Abstract

This review examines the manner in which an imposed metamorphic environment, defined by the pressure, temperature and the thermodynamic activities of various chemical components such as O2, Si, Al, H2O, etc., can control the concentrations and mobilities of point defects in minerals. These defects include vacant atomic sites, interstitial or substitutional atoms, or complexes of these defects. The paper reviews the manner in which these imposed variables influence the diffusion and dislocation motion which control the deformation of minerals. The concentrations and mobilities of charged defects (point defects, jogs on dislocations or ledges on grain boundaries) depend upon the electronic structure of a mineral, and in particular on the width of the intrinsic band gap, the energy levels of defects within the band gap, and the position of the Fermi level or electron chemical potential relative to these levels.

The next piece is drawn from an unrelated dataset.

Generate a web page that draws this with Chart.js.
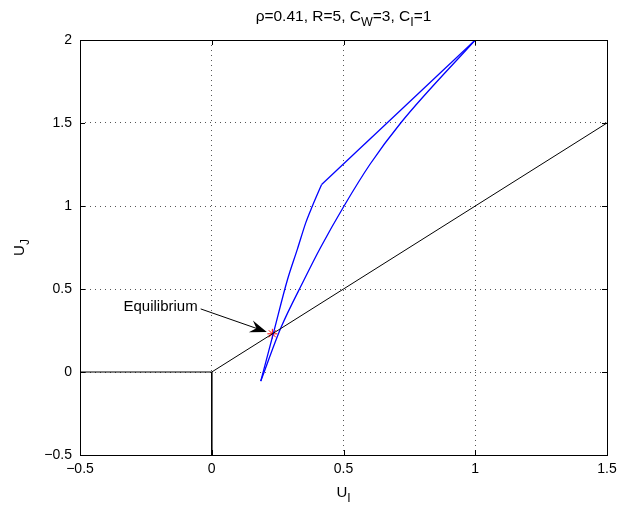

The relative position of the Fermi level may be altered by changing the imposed metamorphic environment and particularly by introducing trace amounts of suitable impurities. Impurities that act as acceptors increase the concentration and mobilities of positively charged defects and decrease these quantities for negatively charged defects. Impurities that act as donors have the opposite effects. (OH) would appear to be of fundamental importance in this regard in that it acts as a relatively shallow acceptor in quartz and so greatly enhances the diffusivity of oxygen or of positively charged complexes in quartz. (OH) also promotes the formation of negatively charged jogs on dislocations. This could well be the origin of the “water-weakening” effect in quartz. The available data also suggest that the rate-controlling process in olivine deformation experiments is the formation of positively charged kinks on dislocations. Since the relative concentrations of point defects can be changed by altering the metamorphic environment, the rate-controlling point defect involved in diffusion can change from one condition to another; in PbS the rate-controlling atom at low activities of sulphur is lead, whereas at high activities of sulphur it is sulphur. Little attention has been paid to these effects in the past by experimentalists and there is a need for careful control of the chemical environment in future experiments. Above all, control of the point defect chemistry offers a powerful tool for understanding mechanisms of deformation.